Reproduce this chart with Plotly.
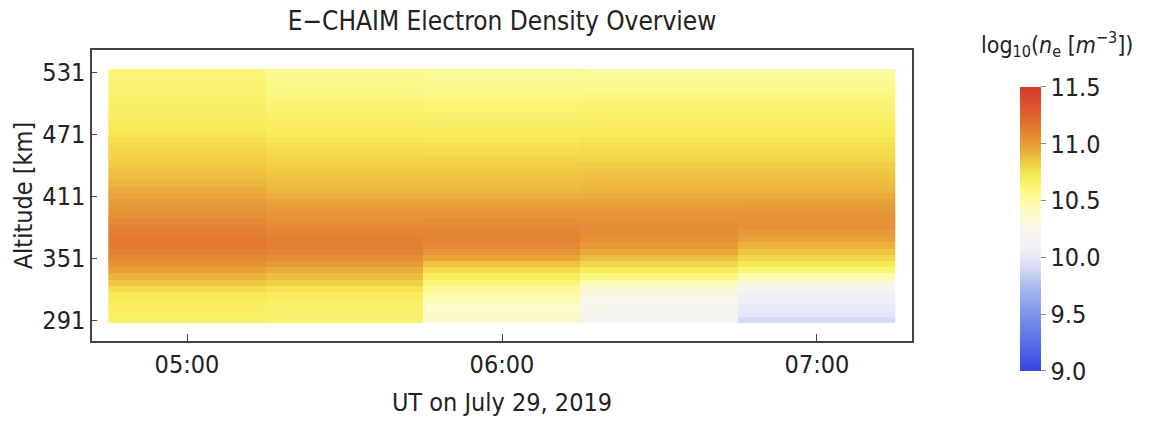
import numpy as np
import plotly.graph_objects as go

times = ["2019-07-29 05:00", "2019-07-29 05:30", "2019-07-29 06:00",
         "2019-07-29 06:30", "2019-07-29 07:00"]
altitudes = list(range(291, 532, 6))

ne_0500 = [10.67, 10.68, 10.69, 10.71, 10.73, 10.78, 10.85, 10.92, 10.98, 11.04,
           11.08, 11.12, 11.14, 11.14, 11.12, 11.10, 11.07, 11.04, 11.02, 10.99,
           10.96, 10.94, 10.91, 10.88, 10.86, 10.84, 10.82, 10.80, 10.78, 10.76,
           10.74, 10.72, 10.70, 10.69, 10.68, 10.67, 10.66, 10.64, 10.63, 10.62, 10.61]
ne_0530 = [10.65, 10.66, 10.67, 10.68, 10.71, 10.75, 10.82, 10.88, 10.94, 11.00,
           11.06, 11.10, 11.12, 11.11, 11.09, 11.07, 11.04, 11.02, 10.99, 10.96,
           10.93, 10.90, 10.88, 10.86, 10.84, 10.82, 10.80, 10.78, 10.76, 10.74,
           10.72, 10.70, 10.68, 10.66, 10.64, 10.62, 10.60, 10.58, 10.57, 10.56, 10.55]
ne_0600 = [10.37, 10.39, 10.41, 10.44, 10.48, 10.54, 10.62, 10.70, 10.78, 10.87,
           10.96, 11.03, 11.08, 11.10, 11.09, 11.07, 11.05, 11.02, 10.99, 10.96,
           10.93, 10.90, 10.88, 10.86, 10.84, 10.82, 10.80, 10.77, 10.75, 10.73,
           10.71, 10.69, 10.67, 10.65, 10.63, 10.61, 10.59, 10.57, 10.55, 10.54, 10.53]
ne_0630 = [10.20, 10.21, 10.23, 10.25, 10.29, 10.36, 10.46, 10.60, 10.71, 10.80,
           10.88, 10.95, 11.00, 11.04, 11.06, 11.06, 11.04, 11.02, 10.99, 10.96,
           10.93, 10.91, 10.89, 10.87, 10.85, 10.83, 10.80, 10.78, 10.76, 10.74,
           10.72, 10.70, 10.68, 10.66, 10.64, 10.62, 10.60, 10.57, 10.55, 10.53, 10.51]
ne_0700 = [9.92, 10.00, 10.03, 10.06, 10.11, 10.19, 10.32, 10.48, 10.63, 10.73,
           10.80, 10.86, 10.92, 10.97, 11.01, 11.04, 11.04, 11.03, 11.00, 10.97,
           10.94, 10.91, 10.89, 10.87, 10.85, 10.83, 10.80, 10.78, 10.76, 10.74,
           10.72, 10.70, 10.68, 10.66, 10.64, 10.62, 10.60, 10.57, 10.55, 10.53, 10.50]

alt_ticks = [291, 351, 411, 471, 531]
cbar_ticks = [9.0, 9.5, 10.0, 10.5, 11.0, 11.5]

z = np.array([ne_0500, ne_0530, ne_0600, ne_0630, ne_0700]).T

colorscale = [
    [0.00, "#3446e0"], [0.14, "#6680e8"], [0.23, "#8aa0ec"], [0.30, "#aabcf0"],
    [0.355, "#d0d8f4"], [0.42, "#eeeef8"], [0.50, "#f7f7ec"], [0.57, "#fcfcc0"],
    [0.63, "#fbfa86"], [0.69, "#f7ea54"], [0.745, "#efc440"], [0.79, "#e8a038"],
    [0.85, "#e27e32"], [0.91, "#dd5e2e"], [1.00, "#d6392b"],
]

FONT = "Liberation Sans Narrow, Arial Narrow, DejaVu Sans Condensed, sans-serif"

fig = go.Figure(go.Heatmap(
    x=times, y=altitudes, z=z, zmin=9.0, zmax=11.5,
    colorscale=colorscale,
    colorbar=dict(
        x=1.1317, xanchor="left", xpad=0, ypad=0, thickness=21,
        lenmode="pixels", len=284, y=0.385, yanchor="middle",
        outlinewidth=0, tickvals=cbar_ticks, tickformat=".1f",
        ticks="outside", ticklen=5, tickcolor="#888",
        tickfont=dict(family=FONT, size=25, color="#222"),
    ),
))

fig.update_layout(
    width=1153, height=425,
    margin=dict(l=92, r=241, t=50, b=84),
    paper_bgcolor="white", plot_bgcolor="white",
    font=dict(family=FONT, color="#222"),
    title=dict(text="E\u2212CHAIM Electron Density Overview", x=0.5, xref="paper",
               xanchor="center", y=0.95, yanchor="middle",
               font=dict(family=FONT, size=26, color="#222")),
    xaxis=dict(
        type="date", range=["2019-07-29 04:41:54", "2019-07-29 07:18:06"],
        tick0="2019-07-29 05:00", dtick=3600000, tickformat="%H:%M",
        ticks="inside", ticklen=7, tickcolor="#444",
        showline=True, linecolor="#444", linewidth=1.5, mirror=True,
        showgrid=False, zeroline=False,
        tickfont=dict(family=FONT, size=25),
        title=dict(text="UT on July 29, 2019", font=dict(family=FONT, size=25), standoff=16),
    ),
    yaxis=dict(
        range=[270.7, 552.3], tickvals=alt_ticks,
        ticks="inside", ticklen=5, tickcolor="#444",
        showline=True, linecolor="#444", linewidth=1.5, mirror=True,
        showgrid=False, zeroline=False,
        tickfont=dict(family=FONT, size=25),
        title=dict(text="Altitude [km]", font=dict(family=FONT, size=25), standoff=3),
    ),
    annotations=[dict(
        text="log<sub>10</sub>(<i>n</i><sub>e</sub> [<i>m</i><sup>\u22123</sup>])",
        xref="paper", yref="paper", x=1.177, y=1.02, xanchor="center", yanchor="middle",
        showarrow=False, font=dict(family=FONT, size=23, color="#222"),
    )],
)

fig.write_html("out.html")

* * *

Problem details: Using the data above, write out every line exactly, leaving the images behind.

Expected answer:
Reproduce this chart with Plotly.
import numpy as np
import plotly.graph_objects as go

times = ["2019-07-29 05:00", "2019-07-29 05:30", "2019-07-29 06:00",
         "2019-07-29 06:30", "2019-07-29 07:00"]
altitudes = list(range(291, 532, 6))

ne_0500 = [10.67, 10.68, 10.69, 10.71, 10.73, 10.78, 10.85, 10.92, 10.98, 11.04,
           11.08, 11.12, 11.14, 11.14, 11.12, 11.10, 11.07, 11.04, 11.02, 10.99,
           10.96, 10.94, 10.91, 10.88, 10.86, 10.84, 10.82, 10.80, 10.78, 10.76,
           10.74, 10.72, 10.70, 10.69, 10.68, 10.67, 10.66, 10.64, 10.63, 10.62, 10.61]
ne_0530 = [10.65, 10.66, 10.67, 10.68, 10.71, 10.75, 10.82, 10.88, 10.94, 11.00,
           11.06, 11.10, 11.12, 11.11, 11.09, 11.07, 11.04, 11.02, 10.99, 10.96,
           10.93, 10.90, 10.88, 10.86, 10.84, 10.82, 10.80, 10.78, 10.76, 10.74,
           10.72, 10.70, 10.68, 10.66, 10.64, 10.62, 10.60, 10.58, 10.57, 10.56, 10.55]
ne_0600 = [10.37, 10.39, 10.41, 10.44, 10.48, 10.54, 10.62, 10.70, 10.78, 10.87,
           10.96, 11.03, 11.08, 11.10, 11.09, 11.07, 11.05, 11.02, 10.99, 10.96,
           10.93, 10.90, 10.88, 10.86, 10.84, 10.82, 10.80, 10.77, 10.75, 10.73,
           10.71, 10.69, 10.67, 10.65, 10.63, 10.61, 10.59, 10.57, 10.55, 10.54, 10.53]
ne_0630 = [10.20, 10.21, 10.23, 10.25, 10.29, 10.36, 10.46, 10.60, 10.71, 10.80,
           10.88, 10.95, 11.00, 11.04, 11.06, 11.06, 11.04, 11.02, 10.99, 10.96,
           10.93, 10.91, 10.89, 10.87, 10.85, 10.83, 10.80, 10.78, 10.76, 10.74,
           10.72, 10.70, 10.68, 10.66, 10.64, 10.62, 10.60, 10.57, 10.55, 10.53, 10.51]
ne_0700 = [9.92, 10.00, 10.03, 10.06, 10.11, 10.19, 10.32, 10.48, 10.63, 10.73,
           10.80, 10.86, 10.92, 10.97, 11.01, 11.04, 11.04, 11.03, 11.00, 10.97,
           10.94, 10.91, 10.89, 10.87, 10.85, 10.83, 10.80, 10.78, 10.76, 10.74,
           10.72, 10.70, 10.68, 10.66, 10.64, 10.62, 10.60, 10.57, 10.55, 10.53, 10.50]

alt_ticks = [291, 351, 411, 471, 531]
cbar_ticks = [9.0, 9.5, 10.0, 10.5, 11.0, 11.5]

z = np.array([ne_0500, ne_0530, ne_0600, ne_0630, ne_0700]).T

colorscale = [
    [0.00, "#3446e0"], [0.14, "#6680e8"], [0.23, "#8aa0ec"], [0.30, "#aabcf0"],
    [0.355, "#d0d8f4"], [0.42, "#eeeef8"], [0.50, "#f7f7ec"], [0.57, "#fcfcc0"],
    [0.63, "#fbfa86"], [0.69, "#f7ea54"], [0.745, "#efc440"], [0.79, "#e8a038"],
    [0.85, "#e27e32"], [0.91, "#dd5e2e"], [1.00, "#d6392b"],
]

FONT = "Liberation Sans Narrow, Arial Narrow, DejaVu Sans Condensed, sans-serif"

fig = go.Figure(go.Heatmap(
    x=times, y=altitudes, z=z, zmin=9.0, zmax=11.5,
    colorscale=colorscale,
    colorbar=dict(
        x=1.1317, xanchor="left", xpad=0, ypad=0, thickness=21,
        lenmode="pixels", len=284, y=0.385, yanchor="middle",
        outlinewidth=0, tickvals=cbar_ticks, tickformat=".1f",
        ticks="outside", ticklen=5, tickcolor="#888",
        tickfont=dict(family=FONT, size=25, color="#222"),
    ),
))

fig.update_layout(
    width=1153, height=425,
    margin=dict(l=92, r=241, t=50, b=84),
    paper_bgcolor="white", plot_bgcolor="white",
    font=dict(family=FONT, color="#222"),
    title=dict(text="E\u2212CHAIM Electron Density Overview", x=0.5, xref="paper",
               xanchor="center", y=0.95, yanchor="middle",
               font=dict(family=FONT, size=26, color="#222")),
    xaxis=dict(
        type="date", range=["2019-07-29 04:41:54", "2019-07-29 07:18:06"],
        tick0="2019-07-29 05:00", dtick=3600000, tickformat="%H:%M",
        ticks="inside", ticklen=7, tickcolor="#444",
        showline=True, linecolor="#444", linewidth=1.5, mirror=True,
        showgrid=False, zeroline=False,
        tickfont=dict(family=FONT, size=25),
        title=dict(text="UT on July 29, 2019", font=dict(family=FONT, size=25), standoff=16),
    ),
    yaxis=dict(
        range=[270.7, 552.3], tickvals=alt_ticks,
        ticks="inside", ticklen=5, tickcolor="#444",
        showline=True, linecolor="#444", linewidth=1.5, mirror=True,
        showgrid=False, zeroline=False,
        tickfont=dict(family=FONT, size=25),
        title=dict(text="Altitude [km]", font=dict(family=FONT, size=25), standoff=3),
    ),
    annotations=[dict(
        text="log<sub>10</sub>(<i>n</i><sub>e</sub> [<i>m</i><sup>\u22123</sup>])",
        xref="paper", yref="paper", x=1.177, y=1.02, xanchor="center", yanchor="middle",
        showarrow=False, font=dict(family=FONT, size=23, color="#222"),
    )],
)

fig.write_html("out.html")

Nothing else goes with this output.